DAIICHI SANKYO COMPANY,LIMITED [4568.T]

TOKYO, May 18 (Pulse News Wire) – Daiichi Sankyo Company,limited (4568.T) announced changes to its equity-based compensation plan for directors and executives, effective June 22, 2026, pending approval at its annual shareholders' meeting. The revised plan covers fiscal years 2026 through 2030 and includes modifications such as adding foreign and overseas-based directors and executive officers as eligible recipients, altering stock acquisition methods, and updating performance criteria to align with the company's mid-term business plan objectives.

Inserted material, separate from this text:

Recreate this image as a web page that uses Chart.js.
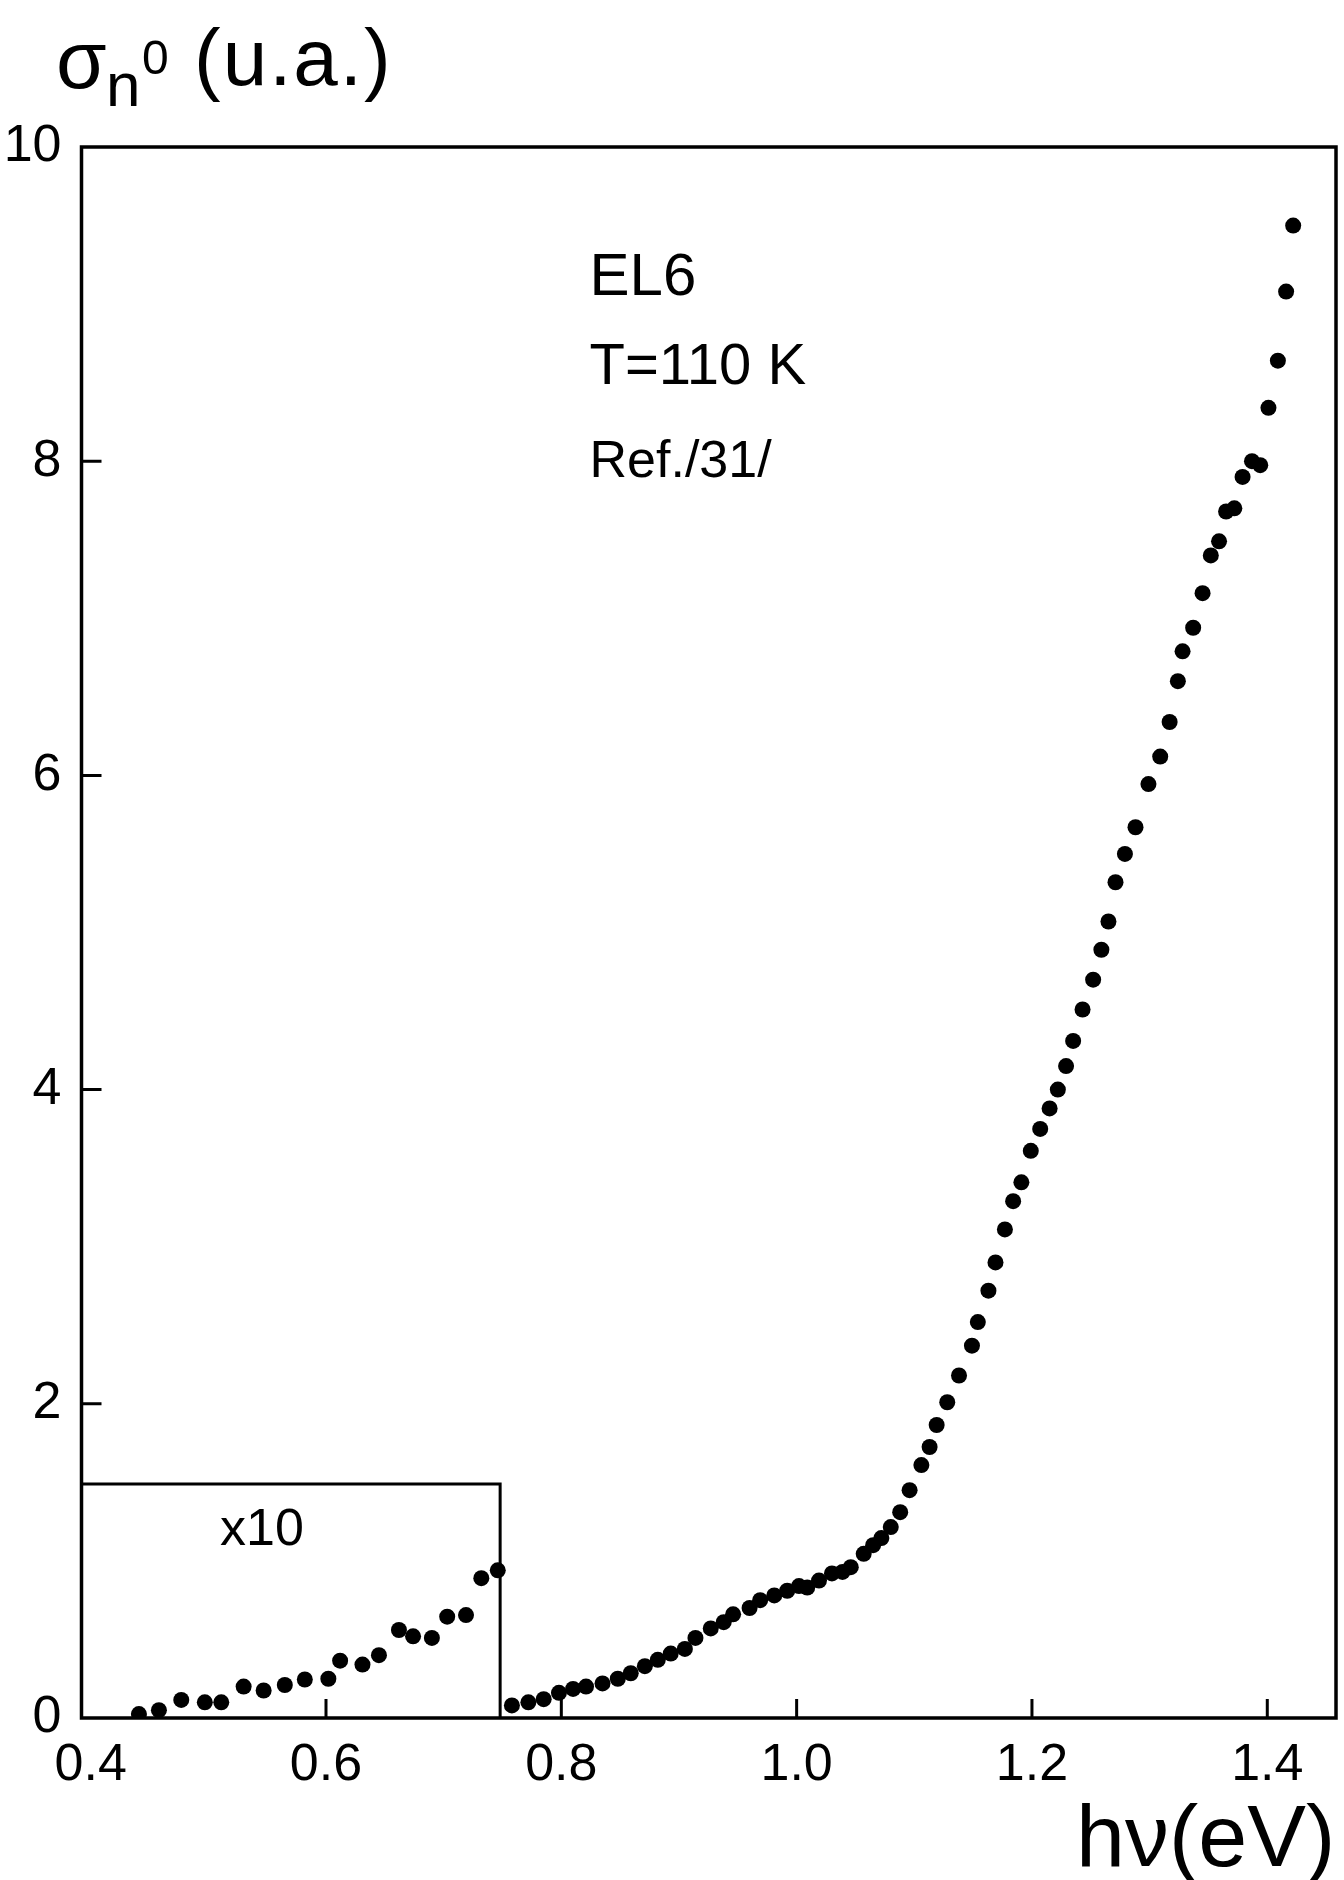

Under the amended plan, eligible recipients will receive shares based on their roles and achievement of performance targets during the five-year period. Performance metrics will now focus on revenue, operating profit, return on equity (ROE), relative total shareholder return (TSR), research and development progress, and sustainability indicators. Additionally, the company will consider self-held share disposals alongside purchases from the open market to acquire shares for distribution.

The board of directors also outlined conditions for eligibility, including mandatory adherence to ethical standards and compliance with financial reporting integrity. In cases of significant non-compliance, the company reserves the right to withhold or seek repayment for distributed shares and associated proceeds. The trust fund established for this purpose has a cap of ¥4 billion, allowing for up to 2.50 million shares shares to be allocated annually, subject to adjustments based on market conditions and regulatory approvals.